Politics aside, allowing millions (estimated tens of millions, actually) of illegal aliens to simply invade the U.S. and then settle down and face no repercussions, no consequences, no deportations will mark the end of America as a nation. At that point, America will become nothing more than a mission statement: If you agree, more or less, with a certain set of ideas or principles, then you can live and work here and make plenty of money to send back to your home country in untaxed remittances. That is not a nation.

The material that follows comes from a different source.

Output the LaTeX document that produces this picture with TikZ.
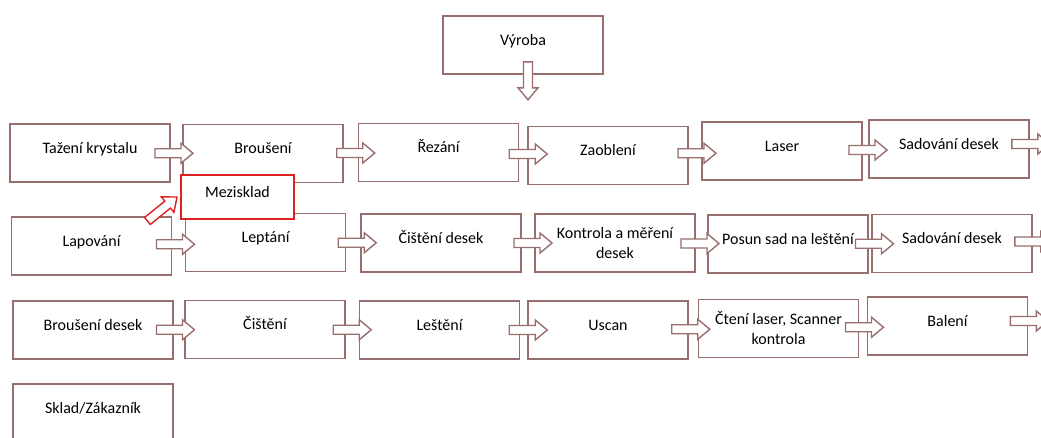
\documentclass[tikz,border=0pt]{standalone}
\usepackage{fontspec}
\setmainfont{Carlito}
\usetikzlibrary{calc}

\definecolor{boxline}{RGB}{152,110,110}
\definecolor{storeline}{RGB}{222,34,34}

\tikzset{
  stepbox/.style={draw=boxline, line width=1.6pt, fill=white,
    minimum width=160pt, minimum height=58pt, inner sep=0pt,
    text height=12pt, text depth=12pt, align=center},
  twoline/.style={text height=, text depth=},
  storebox/.style={draw=storeline, line width=1.6pt, fill=white,
    minimum width=113pt, minimum height=44pt, inner sep=0pt,
    text height=12pt, text depth=12pt},
  pics/flow/.style={code={
    \draw[draw=#1, line width=1.4pt, fill=white, line join=miter]
      (-19,-4.5) -- (7,-4.5) -- (7,-10) -- (19,0) -- (7,10) -- (7,4.5) -- (-19,4.5) -- cycle;
  }},
  pics/flow/.default=boxline
}

% block arrow between two boxes, optional shift along the row
\newcommand{\flowarrow}[3][2]{\pic at ($($(#2.east)!0.5!(#3.west)$)+(#1,0)$) {flow};}

\begin{document}
\begin{tikzpicture}[x=1pt, y=-1pt, font=\fontsize{16}{20}\selectfont]
  \useasboundingbox (0,0) rectangle (1041,437);

  % top
  \node[stepbox] (vy) at (523,45) {Výroba};

  % row 1
  \node[stepbox] (tk) at (90,153) {Tažení krystalu};
  \node[stepbox] (br) at (263,153.5) {Broušení};
  \node[stepbox] (rz) at (438.5,152.5) {Řezání};
  \node[stepbox] (za) at (608,155.5) {Zaoblení};
  \node[stepbox] (la) at (782,151) {Laser};
  \node[stepbox] (sd1) at (949,149) {Sadování desek};

  % row 2
  \node[stepbox] (lp) at (91.5,246) {Lapování};
  \node[stepbox] (le) at (265.5,242.5) {Leptání};
  \node[stepbox] (cd) at (441,243) {Čištění desek};
  \node[stepbox, twoline] (km) at (615,243) {Kontrola a měření\\desek};
  \node[stepbox] (ps) at (788,244) {Posun sad na leštění};
  \node[stepbox] (sd2) at (952,243.5) {Sadování desek};

  % row 3
  \node[stepbox] (bd) at (93,330) {Broušení desek};
  \node[stepbox] (ci) at (265,329.5) {Čištění};
  \node[stepbox] (ls) at (439.5,330) {Leštění};
  \node[stepbox] (us) at (608,330) {Uscan};
  \node[stepbox, twoline] (ct) at (778.5,328.5) {Čtení laser, Scanner\\kontrola};
  \node[stepbox] (ba) at (947.5,326) {Balení};

  % row 4
  \node[stepbox] (sk) at (93,413) {Sklad/Zákazník};

  % arrows
  \pic[rotate=-90] at ([xshift=5pt,yshift=-6pt]vy.south) {flow};

  \flowarrow[-2.5]{tk}{br}
  \flowarrow[5]{br}{rz}
  \flowarrow[5]{rz}{za}
  \flowarrow{za}{la}
  \flowarrow[2.5]{la}{sd1}
  \pic at ([xshift=1pt,yshift=5pt]sd1.east) {flow};

  \flowarrow[-3]{lp}{le}
  \flowarrow[4]{le}{cd}
  \flowarrow[5]{cd}{km}
  \flowarrow[-1.5]{km}{ps}
  \flowarrow[4.5]{ps}{sd2}
  \pic at ([xshift=1pt,yshift=2pt]sd2.east) {flow};

  \flowarrow[-3.5]{bd}{ci}
  \flowarrow[0]{ci}{ls}
  \flowarrow[4.5]{ls}{us}
  \flowarrow[-2.5]{us}{ct}
  \flowarrow[1.5]{ct}{ba}
  \pic at ([xshift=1pt,yshift=5pt]ba.east) {flow};

  % intermediate store
  \node[storebox] (mz) at (237.5,197) {Mezisklad};
  \pic[rotate=39] at ([xshift=-18pt,yshift=-12pt]mz.west) {flow=storeline};
\end{tikzpicture}
\end{document}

A nation is a people who share a flag, a history, a culture, a morality, a religious ethos (if not a strict religion). There are Americans who can trace their presence in the New World back to the Mayflower Pilgrims and the Plymouth Colony, to the Jamestown settlers, to the unsung heroes of the Revolutionary War, to the fathers and sons and brothers who fought in the Civil War. Does their heritage and history mean nothing? If anyone from the third world can violate the first U.S. law they encounter and profit from it, with impunity, then yes, the heritage that Americans spent 250 years building and cultivating and safeguarding is meaningless.
The U.S. Constitution, the nation’s foundational legal document, clarifies that the U.S. is not an international jobs market nor merely a “propositional nation.” The cornerstone of the preamble — “for ourselves and our posterity” — makes abundantly clear that the U.S. is its own nation, its own, who have spent the better part of the past 250 years curating and defending a shared flag, history, culture, morality, and religious ethos, protecting the American homeland to entrust to the care of the next generation of Americans, not to hordes of “new arrivals” who do not share a flag, a history, a culture, a morality, a religious ethos, or even a language with Americans.
Abandoning a policy of mass deportations will not only hurt the GOP politically; it will effectively end the United States of America as a nation. Oh well, 250 years was a good run.